About the Edition


Other editions of the Chronicle of Melrose

The Chronicle of Melrose has been the subject of much previous editorial work, summarised below in chronological order (for a fuller discussion of this editorial history, see Broun, The Chronicle of Melrose Abbey, chapter 3).

 

[Fulman, William] (ed.), Rerum Anglicarum Scriptorum Veterum , i (Oxford, 1684). 
Available online: https://archive.org/details/bub_gb_iAA-oERWO5AC/page/133/mode/2up

This is a print edition of a manuscript which was a copy of Faustina B IX. The manuscript copy is Oxford, Corpus Christi College MS 208, ff. 1–66. It was compiled by a professional copyist in the mid-17th century. The professional copyist (Raph Jennyngs) and editor (William Fulman) made decisions which have caused confusions about the text (see Broun, The Chronicle of Melrose Abbey, p. 32).

 

Joseph Stevenson (ed.), Chronica de Mailros, e codice unico in Bibliotheca Cottoniana servato, (Edinburgh, 1835).
Available online: https://archive.org/details/chronicademailro00bann/mode/2up

This edition for the Bannatyne Club is typical of its era. It is an original piece of work which presents a ‘clean’ text with a few footnotes and not much detail on the scribes or codicology. It is based on Faustina B IX only. Stevenson (p. xv) noticed that Julius B XIII, ff.41–47 was the same scribe as in the opening of Faustina B IX, but he did not consider it part of the Chronicle of Melrose.

 

Joseph Stevenson (trans.), ‘Chronicle of Melrose’, in The Church Historians of England , iv, part i (London, 1856), pp. 79–241; annals for AD 1136–1270 reprinted as A Mediaeval Chronicle of Scotland: The Chronicle of Melrose (Lampeter, 1991).
Available online: https://archive.org/details/thechurchhistor104fiskuoft/mode/2up

A translation by Stevenson of his 1835 edition.

 

Alan Orr Anderson and Marjorie Ogilvie Anderson (facs. eds), with an index by William Croft Dickinson, The Chronicle of Melrose from the Cottonian Manuscript, Faustina B. IX in the British Museum (London, 1936).
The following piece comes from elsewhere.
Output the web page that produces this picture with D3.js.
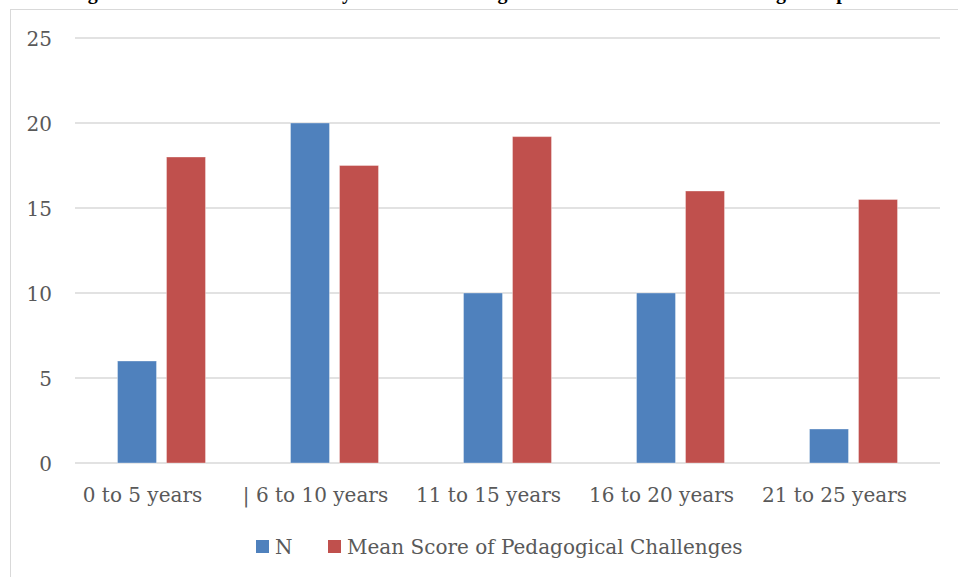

An important work comprising black and white ‘collotype’ images of Faustina B IX, plus a detailed introductory discussion by the Andersons (including analysis of the ‘hands’) and an extensive ‘index’ of its contents by Croft Dickinson. There is no edited text as such: it is a ‘facsimile edition’.

 

Dauvit Broun, Julian Harrison and John Reuben Davies (eds), The Chronicle of Melrose Abbey: A Stratigraphic Edition, 3 vols (vol. 1 Woodbridge 2007).
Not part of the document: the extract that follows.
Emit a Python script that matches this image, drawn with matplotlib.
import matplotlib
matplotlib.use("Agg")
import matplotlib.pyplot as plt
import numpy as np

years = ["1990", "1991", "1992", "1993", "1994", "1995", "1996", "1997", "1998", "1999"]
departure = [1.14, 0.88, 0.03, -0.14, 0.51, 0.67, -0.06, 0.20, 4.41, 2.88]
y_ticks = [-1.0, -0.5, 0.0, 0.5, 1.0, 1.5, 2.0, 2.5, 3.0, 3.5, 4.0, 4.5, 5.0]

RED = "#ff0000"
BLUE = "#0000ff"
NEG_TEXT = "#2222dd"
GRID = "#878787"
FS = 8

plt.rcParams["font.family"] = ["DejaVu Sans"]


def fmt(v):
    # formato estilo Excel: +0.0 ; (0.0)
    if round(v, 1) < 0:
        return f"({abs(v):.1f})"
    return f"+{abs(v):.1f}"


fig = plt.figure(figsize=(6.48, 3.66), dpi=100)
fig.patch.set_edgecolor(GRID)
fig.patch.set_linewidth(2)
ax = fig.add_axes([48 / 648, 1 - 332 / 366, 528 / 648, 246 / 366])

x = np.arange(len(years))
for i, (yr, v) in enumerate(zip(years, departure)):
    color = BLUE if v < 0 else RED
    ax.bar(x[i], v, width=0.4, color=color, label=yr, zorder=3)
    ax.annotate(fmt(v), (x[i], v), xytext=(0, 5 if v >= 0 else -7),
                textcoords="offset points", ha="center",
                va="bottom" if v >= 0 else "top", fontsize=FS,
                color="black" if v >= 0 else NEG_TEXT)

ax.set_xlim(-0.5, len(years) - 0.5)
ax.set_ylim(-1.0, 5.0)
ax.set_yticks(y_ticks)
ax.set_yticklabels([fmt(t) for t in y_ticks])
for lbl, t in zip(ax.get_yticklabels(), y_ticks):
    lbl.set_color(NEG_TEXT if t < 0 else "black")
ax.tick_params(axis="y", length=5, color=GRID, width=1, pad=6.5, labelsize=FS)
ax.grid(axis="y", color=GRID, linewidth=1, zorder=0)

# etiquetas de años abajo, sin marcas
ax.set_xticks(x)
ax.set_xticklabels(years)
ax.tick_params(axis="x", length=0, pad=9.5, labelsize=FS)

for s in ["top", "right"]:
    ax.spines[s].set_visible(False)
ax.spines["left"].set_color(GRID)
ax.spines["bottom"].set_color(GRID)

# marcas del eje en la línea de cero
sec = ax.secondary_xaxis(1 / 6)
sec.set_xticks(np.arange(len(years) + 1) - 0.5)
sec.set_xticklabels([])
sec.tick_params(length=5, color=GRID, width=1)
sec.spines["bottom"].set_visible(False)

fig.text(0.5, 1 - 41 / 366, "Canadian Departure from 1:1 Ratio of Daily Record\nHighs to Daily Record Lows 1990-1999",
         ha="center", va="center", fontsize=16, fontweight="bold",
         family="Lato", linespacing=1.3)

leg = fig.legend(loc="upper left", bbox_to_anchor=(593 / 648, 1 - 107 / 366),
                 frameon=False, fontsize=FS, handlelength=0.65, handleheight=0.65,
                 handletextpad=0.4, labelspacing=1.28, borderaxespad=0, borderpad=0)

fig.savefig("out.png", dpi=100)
A new study with fresh analysis of the codicology (following the disbinding of the manuscripts in 2005), the scribes (including a new numbering system), the history of the manuscript itself (including its afterlife beyond Melrose Abbey), and the text (with a new approach to editing the text as a series of ‘strata’ in the order in which they were added to the manuscript). New digital images were also provided on an accompanying DVD. Volume 1 was published in 2007 by Broun and Harrison, setting out the framework for the stratigraphic edition. Volumes 2 and 3 were set to publish the text of the strata (both Latin transcription and English translation). The text had largely been prepared: volume 2 by Dauvit Broun, volume 3 by John Reuben Davies. However, it was decided (in consultation with Broun and Davies during 2021) to instead create a digital edition, based on the draft texts of the two volumes and with a new approach to the manuscript’s growth. This would take advantage of the digital context to present the text, including integrating digital images in an innovative way. Volume 1 still acts as an essential guide to the manuscript. The digital edition will not present the text as ‘strata’ but instead in the order it appears in the manuscript to better complement the accompanying digital images.